Depuis 2006, nous avions anticipé ce mouvement de mobilité, et il est curieux que notre association ne soit jamais associée à des travaux de réflexion, alors que nous accueillons chaque année à distance plus de 500 professeurs de toutes les académies, l’équivalent des contacts que reçoit en une année une grande académie, ce qui nous apporte régulièrement une vision globale et précise de ce qui se passe à ce niveau dans le système éducatif.

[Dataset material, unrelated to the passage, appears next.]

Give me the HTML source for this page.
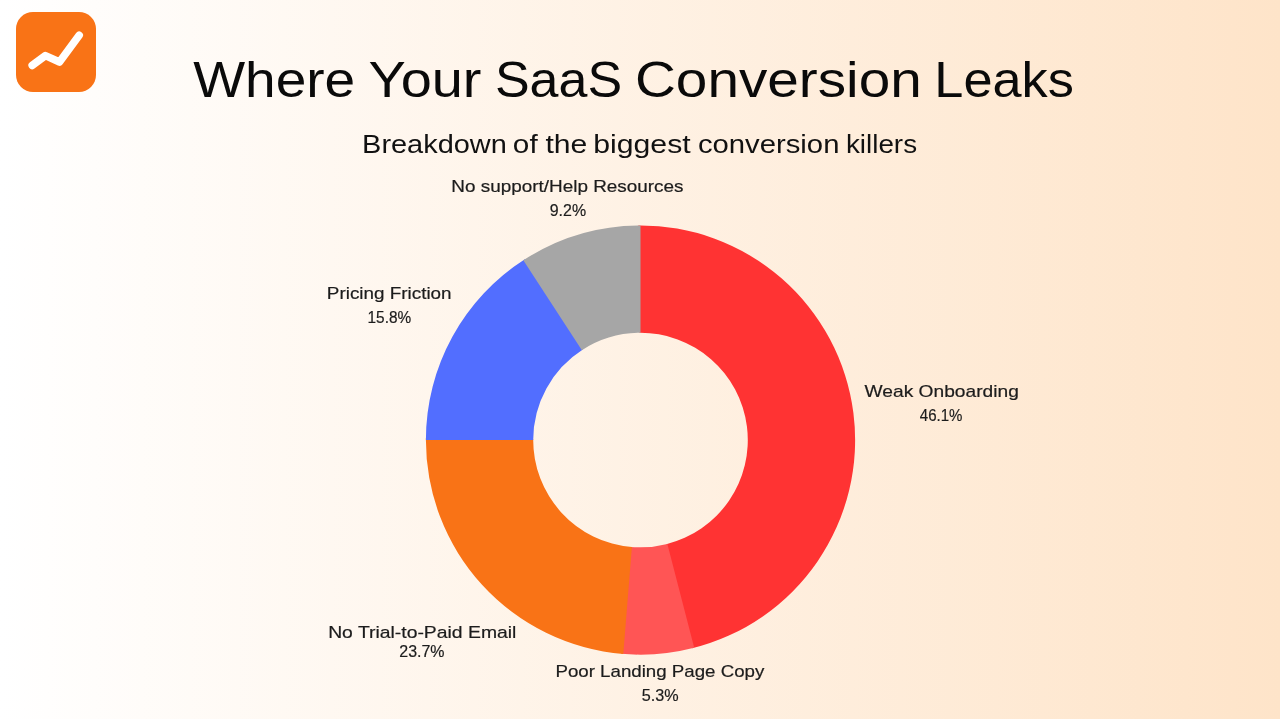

Nous ne comprenons pas non plus qu’un travail d’approche par les compétences n’ait pas conduit à élaborer, dès le départ, un véritable référentiel des compétences transférables pour identifier tous les types de métiers où l’enseignant possède déjà des pré-requis pour se reconvertir. C’est pour cette raison que nous approfondissons nos recherches sur cette problématique, à travers le recueil de ceux qui ont réalisé, bien avant la mise en place de la MISECA, leur seconde carrière. Les secondes carrières existent en effet depuis longtemps, via le détachement, mais le ministère ne communiquait pas sur ce point, car la mobilité externe des enseignants est toujours « taboue » (cf thèse de François Quinson : « quitter la classe », en 2004). Quand va-t-on se libérer de l’idée que tous les enseignants ont choisi ce métier par vocation et qu’ils ne sont pas capables de faire autre chose en dehors de ce qui leur est proposé dans l’Education nationale ?
Les futurs Masters de l’enseignement intègrent cette dimension, heureusement, afin d’ouvrir le champ des possibles, des différentes fonctions accessibles dans les métiers des sciences de l’éducation et de la formation.